EU Charges Gazprom

EU Charges Gazprom, European regulators are expected to charge Russian energy giant Gazprom on Wednesday with anti-competitive practices, increasing already tense relations between the West and Moscow.

The decision to bring charges against Russia's state-owned energy firm was first reported by the Wall Street Journal, citing people familiar with the matter. Neither the European Commission based in Brussels nor Gazprom were immediately available for comment.

When the European Union launched a probe of the energy giant in 2012, it said it was investigating three suspected anti-competitive practices in Central and Eastern Europe: hindering the free flow of gas to member nations, preventing the diversification of gas supplies and imposing unfair prices on customers by linking the price of gas to oil prices.

Since then, Russia's support for separatists fighting in neighboring Ukraine and its seizure of Crimea from Ukraine have complicated the case. Last year, the EU and United States launched several rounds of sanctions against Moscow over the conflict in Ukraine, but it withheld accusations of wrongdoing against Gazprom because Russian and European leaders were negotiating a cease-fire in Ukraine.

Russia has previously said the Gazprom probe is politically motivated.

The European Commission, the EU's executive body, tried to negotiate a settlement with Gazprom but failed to do so, according to a report in the New York Times.
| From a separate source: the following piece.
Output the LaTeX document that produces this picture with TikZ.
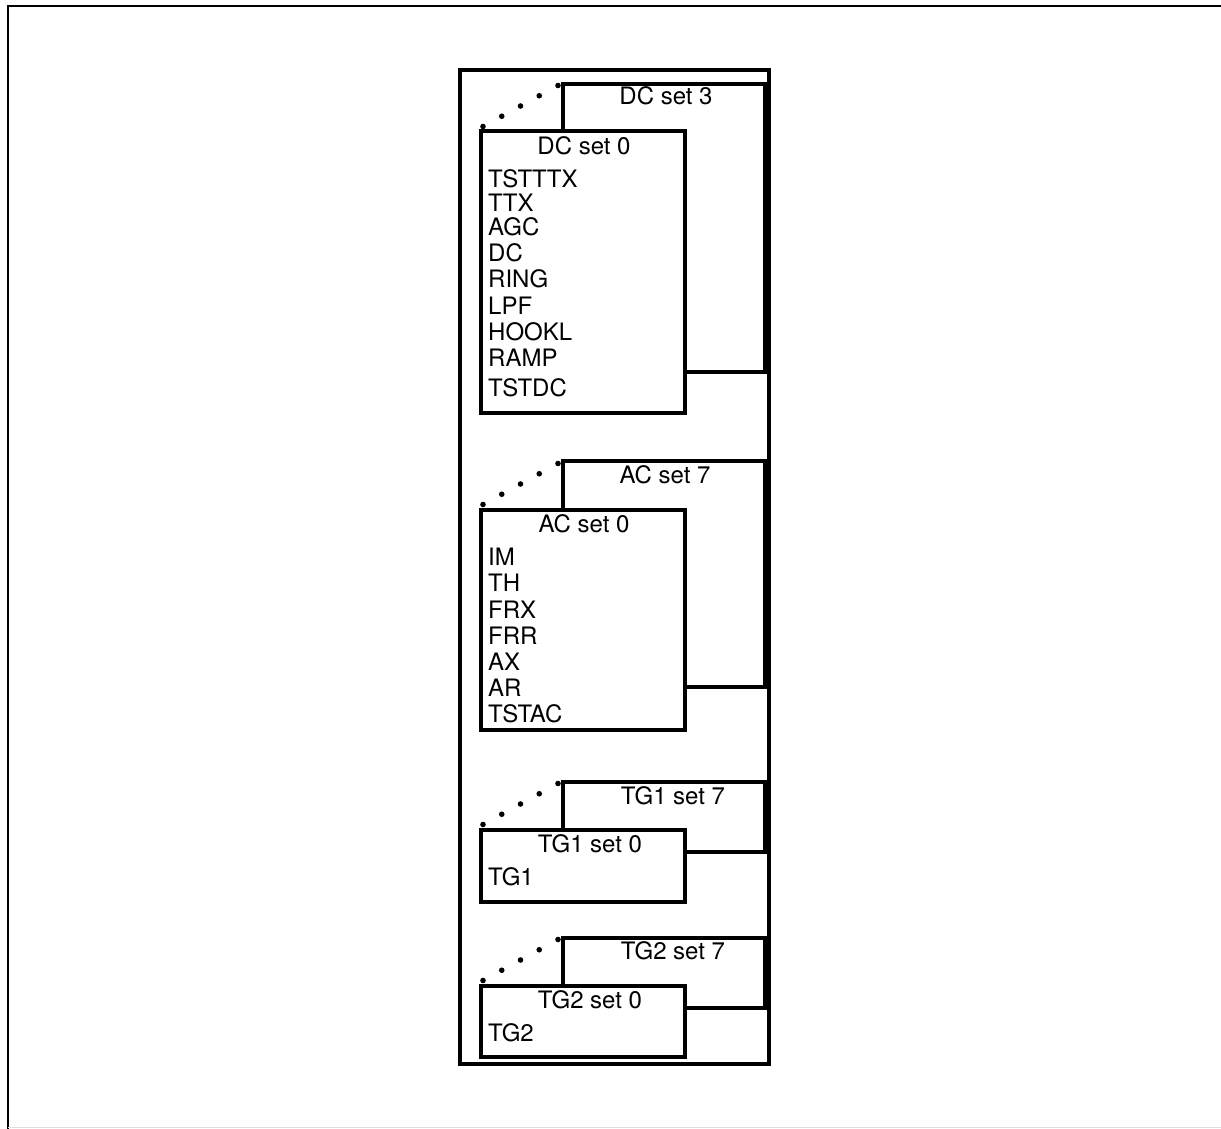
\documentclass[tikz,border=0pt]{standalone}
\usepackage{fontspec}
\setmainfont{TeX Gyre Heros}
\tikzset{
  frontbox/.style={draw, fill=white, line width=3.3pt, inner sep=0pt, outer sep=0pt, anchor=north west},
  backline/.style={line width=3.3pt, line join=miter},
  lbl/.style={anchor=base, inner sep=0pt, font=\fontsize{24}{24}\selectfont},
  item/.style={anchor=base west, inner sep=0pt, font=\fontsize{24}{24}\selectfont},
  dot/.style={fill=black}
}
\begin{document}
\begin{tikzpicture}[x=1pt,y=-1pt]
\useasboundingbox (0,0) rectangle (1221,1129);
% page frame
\draw[line width=2pt] (8,1129) -- (8,6) -- (1221,6);
\draw[black!12, line width=1pt] (8,1127.5) -- (1221,1127.5);
% outer rectangle
\draw[line width=3.3pt] (460,70) rectangle (769,1064);

% ---------- DC group ----------
\draw[backline] (563,131) -- (563,84) -- (765,84) -- (765,372) -- (685,372);
\node[frontbox, minimum width=204pt, minimum height=282pt] (dc0) at (481,131) {};
\node[lbl] (dc3t) at (666,105) {DC set 3};
\node[lbl] (dc0t) at (584,155) {DC set 0};
\node[item] (i1) at (488,187) {TSTTTX};
\node[item] (i2) at (488,211) {TTX};
\node[item] (i3) at (488,235) {AGC};
\node[item] (i4) at (488,261) {DC};
\node[item] (i5) at (488,287) {RING};
\node[item] (i6) at (488,314) {LPF};
\node[item] (i7) at (488,340) {HOOKL};
\node[item] (i8) at (488,366) {RAMP};
\node[item] (i9) at (488,396) {TSTDC};
\foreach \t in {0,0.25,0.5,0.75,1}
  \fill[dot] ({483+75*\t},{126.5-41*\t}) circle (2.8pt);

% ---------- AC group ----------
\draw[backline] (563,510) -- (563,461) -- (765,461) -- (765,687) -- (685,687);
\node[frontbox, minimum width=204pt, minimum height=220pt] (ac0) at (481,510) {};
\node[lbl] (ac7t) at (665,483) {AC set 7};
\node[lbl] (ac0t) at (584,532) {AC set 0};
\node[item] (a1) at (488,565) {IM};
\node[item] (a2) at (488,591) {TH};
\node[item] (a3) at (488,618) {FRX};
\node[item] (a4) at (488,644) {FRR};
\node[item] (a5) at (488,670) {AX};
\node[item] (a6) at (488,696) {AR};
\node[item] (a7) at (488,722) {TSTAC};
\foreach \t in {0,0.25,0.5,0.75,1}
  \fill[dot] ({483+75*\t},{504.5-41*\t}) circle (2.8pt);

% ---------- TG1 group ----------
\draw[backline] (563,830) -- (563,782) -- (765,782) -- (765,852) -- (685,852);
\node[frontbox, minimum width=204pt, minimum height=72pt] (tg10) at (481,830) {};
\node[lbl] (tg17t) at (673,804) {TG1 set 7};
\node[lbl] (tg10t) at (590,852) {TG1 set 0};
\node[item] (t1) at (488,885) {TG1};
\foreach \t in {0,0.25,0.5,0.75,1}
  \fill[dot] ({483+75*\t},{824.5-41*\t}) circle (2.8pt);

% ---------- TG2 group ----------
\draw[backline] (563,986) -- (563,938) -- (765,938) -- (765,1008) -- (685,1008);
\node[frontbox, minimum width=204pt, minimum height=71pt] (tg20) at (481,986) {};
\node[lbl] (tg27t) at (673,959) {TG2 set 7};
\node[lbl] (tg20t) at (590,1008) {TG2 set 0};
\node[item] (t2) at (488,1041) {TG2};
\foreach \t in {0,0.25,0.5,0.75,1}
  \fill[dot] ({483+75*\t},{980.5-41*\t}) circle (2.8pt);
\end{tikzpicture}
\end{document}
Gazprom supplies about a third of Europe's gas, which accounts for more than half of the company's revenue. In an attempt to reduce its reliance on Europe, Gazprom signed a 30-year supply deal with China last year.
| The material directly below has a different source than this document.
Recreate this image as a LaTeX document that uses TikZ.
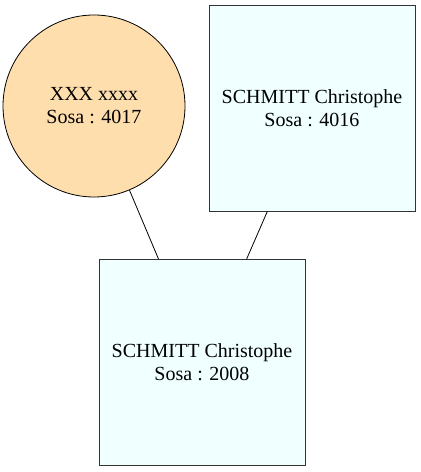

The company has struggled to weather several difficult challenges of late, including the Western sanctions, plummeting global oil prices and a collapse in the value of the Russian ruble, all of which have hit corporate income. Earnings in 2014 fell 70% from the year before and estimates cited by Bloomberg forecast that Gazprom is on track this year to book its lowest dollar-denominated revenue in a decade — even as the ruble has recovered ground.

During a trip to Washington last week, Margrethe Vestager, the EU's competition commissioner, said, "Acting decisively against energy companies that harm rivals, block energy flows from one EU country to another or threaten to close the tap can help deter others."